# [SET EXERCISE]
Restate each of the lines given below, word for word.

::::

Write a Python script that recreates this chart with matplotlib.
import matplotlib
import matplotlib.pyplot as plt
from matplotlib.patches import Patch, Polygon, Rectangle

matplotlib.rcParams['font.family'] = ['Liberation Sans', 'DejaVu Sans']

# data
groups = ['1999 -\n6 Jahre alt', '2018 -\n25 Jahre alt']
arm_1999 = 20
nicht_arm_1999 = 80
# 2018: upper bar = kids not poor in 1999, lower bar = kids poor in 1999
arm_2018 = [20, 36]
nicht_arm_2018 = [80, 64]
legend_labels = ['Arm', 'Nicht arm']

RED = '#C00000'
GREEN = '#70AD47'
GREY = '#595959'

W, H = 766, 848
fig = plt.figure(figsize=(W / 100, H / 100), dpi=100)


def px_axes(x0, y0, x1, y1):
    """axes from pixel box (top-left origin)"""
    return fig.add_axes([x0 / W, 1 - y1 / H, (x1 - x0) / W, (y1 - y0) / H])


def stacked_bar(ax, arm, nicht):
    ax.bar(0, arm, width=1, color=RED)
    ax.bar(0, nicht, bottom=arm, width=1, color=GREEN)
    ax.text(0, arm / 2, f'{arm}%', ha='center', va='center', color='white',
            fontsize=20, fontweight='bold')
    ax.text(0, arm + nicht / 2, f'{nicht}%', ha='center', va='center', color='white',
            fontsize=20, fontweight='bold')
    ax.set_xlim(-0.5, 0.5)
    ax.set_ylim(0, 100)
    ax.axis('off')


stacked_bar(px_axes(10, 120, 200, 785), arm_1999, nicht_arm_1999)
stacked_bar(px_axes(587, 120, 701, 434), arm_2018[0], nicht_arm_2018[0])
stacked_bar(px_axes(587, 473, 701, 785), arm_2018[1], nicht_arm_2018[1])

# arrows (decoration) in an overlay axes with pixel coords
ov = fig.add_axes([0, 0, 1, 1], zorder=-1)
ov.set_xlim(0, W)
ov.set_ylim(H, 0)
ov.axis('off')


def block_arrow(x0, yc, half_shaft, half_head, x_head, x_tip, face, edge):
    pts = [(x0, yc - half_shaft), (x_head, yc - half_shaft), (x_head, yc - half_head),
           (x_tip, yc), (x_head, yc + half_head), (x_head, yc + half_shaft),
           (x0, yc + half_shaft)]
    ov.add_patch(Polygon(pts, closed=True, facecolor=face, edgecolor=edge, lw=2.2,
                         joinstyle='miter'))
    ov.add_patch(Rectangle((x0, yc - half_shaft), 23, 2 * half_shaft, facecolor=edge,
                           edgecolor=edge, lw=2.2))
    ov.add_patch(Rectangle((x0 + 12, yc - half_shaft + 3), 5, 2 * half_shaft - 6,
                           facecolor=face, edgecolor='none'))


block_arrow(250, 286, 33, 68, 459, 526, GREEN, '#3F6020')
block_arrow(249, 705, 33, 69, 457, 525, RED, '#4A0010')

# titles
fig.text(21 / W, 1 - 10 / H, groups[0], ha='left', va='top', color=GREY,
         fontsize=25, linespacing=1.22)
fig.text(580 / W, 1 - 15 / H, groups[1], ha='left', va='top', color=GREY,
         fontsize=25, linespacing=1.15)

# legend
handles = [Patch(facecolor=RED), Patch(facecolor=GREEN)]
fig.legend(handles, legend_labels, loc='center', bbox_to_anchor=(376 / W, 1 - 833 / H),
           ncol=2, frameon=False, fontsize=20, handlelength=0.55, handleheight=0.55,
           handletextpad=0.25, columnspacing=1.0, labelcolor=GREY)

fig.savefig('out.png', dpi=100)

::::

# [COMPLETE RESPONSE]
Write a Python script that recreates this chart with matplotlib.
import matplotlib
import matplotlib.pyplot as plt
from matplotlib.patches import Patch, Polygon, Rectangle

matplotlib.rcParams['font.family'] = ['Liberation Sans', 'DejaVu Sans']

# data
groups = ['1999 -\n6 Jahre alt', '2018 -\n25 Jahre alt']
arm_1999 = 20
nicht_arm_1999 = 80
# 2018: upper bar = kids not poor in 1999, lower bar = kids poor in 1999
arm_2018 = [20, 36]
nicht_arm_2018 = [80, 64]
legend_labels = ['Arm', 'Nicht arm']

RED = '#C00000'
GREEN = '#70AD47'
GREY = '#595959'

W, H = 766, 848
fig = plt.figure(figsize=(W / 100, H / 100), dpi=100)


def px_axes(x0, y0, x1, y1):
    """axes from pixel box (top-left origin)"""
    return fig.add_axes([x0 / W, 1 - y1 / H, (x1 - x0) / W, (y1 - y0) / H])


def stacked_bar(ax, arm, nicht):
    ax.bar(0, arm, width=1, color=RED)
    ax.bar(0, nicht, bottom=arm, width=1, color=GREEN)
    ax.text(0, arm / 2, f'{arm}%', ha='center', va='center', color='white',
            fontsize=20, fontweight='bold')
    ax.text(0, arm + nicht / 2, f'{nicht}%', ha='center', va='center', color='white',
            fontsize=20, fontweight='bold')
    ax.set_xlim(-0.5, 0.5)
    ax.set_ylim(0, 100)
    ax.axis('off')


stacked_bar(px_axes(10, 120, 200, 785), arm_1999, nicht_arm_1999)
stacked_bar(px_axes(587, 120, 701, 434), arm_2018[0], nicht_arm_2018[0])
stacked_bar(px_axes(587, 473, 701, 785), arm_2018[1], nicht_arm_2018[1])

# arrows (decoration) in an overlay axes with pixel coords
ov = fig.add_axes([0, 0, 1, 1], zorder=-1)
ov.set_xlim(0, W)
ov.set_ylim(H, 0)
ov.axis('off')


def block_arrow(x0, yc, half_shaft, half_head, x_head, x_tip, face, edge):
    pts = [(x0, yc - half_shaft), (x_head, yc - half_shaft), (x_head, yc - half_head),
           (x_tip, yc), (x_head, yc + half_head), (x_head, yc + half_shaft),
           (x0, yc + half_shaft)]
    ov.add_patch(Polygon(pts, closed=True, facecolor=face, edgecolor=edge, lw=2.2,
                         joinstyle='miter'))
    ov.add_patch(Rectangle((x0, yc - half_shaft), 23, 2 * half_shaft, facecolor=edge,
                           edgecolor=edge, lw=2.2))
    ov.add_patch(Rectangle((x0 + 12, yc - half_shaft + 3), 5, 2 * half_shaft - 6,
                           facecolor=face, edgecolor='none'))


block_arrow(250, 286, 33, 68, 459, 526, GREEN, '#3F6020')
block_arrow(249, 705, 33, 69, 457, 525, RED, '#4A0010')

# titles
fig.text(21 / W, 1 - 10 / H, groups[0], ha='left', va='top', color=GREY,
         fontsize=25, linespacing=1.22)
fig.text(580 / W, 1 - 15 / H, groups[1], ha='left', va='top', color=GREY,
         fontsize=25, linespacing=1.15)

# legend
handles = [Patch(facecolor=RED), Patch(facecolor=GREEN)]
fig.legend(handles, legend_labels, loc='center', bbox_to_anchor=(376 / W, 1 - 833 / H),
           ncol=2, frameon=False, fontsize=20, handlelength=0.55, handleheight=0.55,
           handletextpad=0.25, columnspacing=1.0, labelcolor=GREY)

fig.savefig('out.png', dpi=100)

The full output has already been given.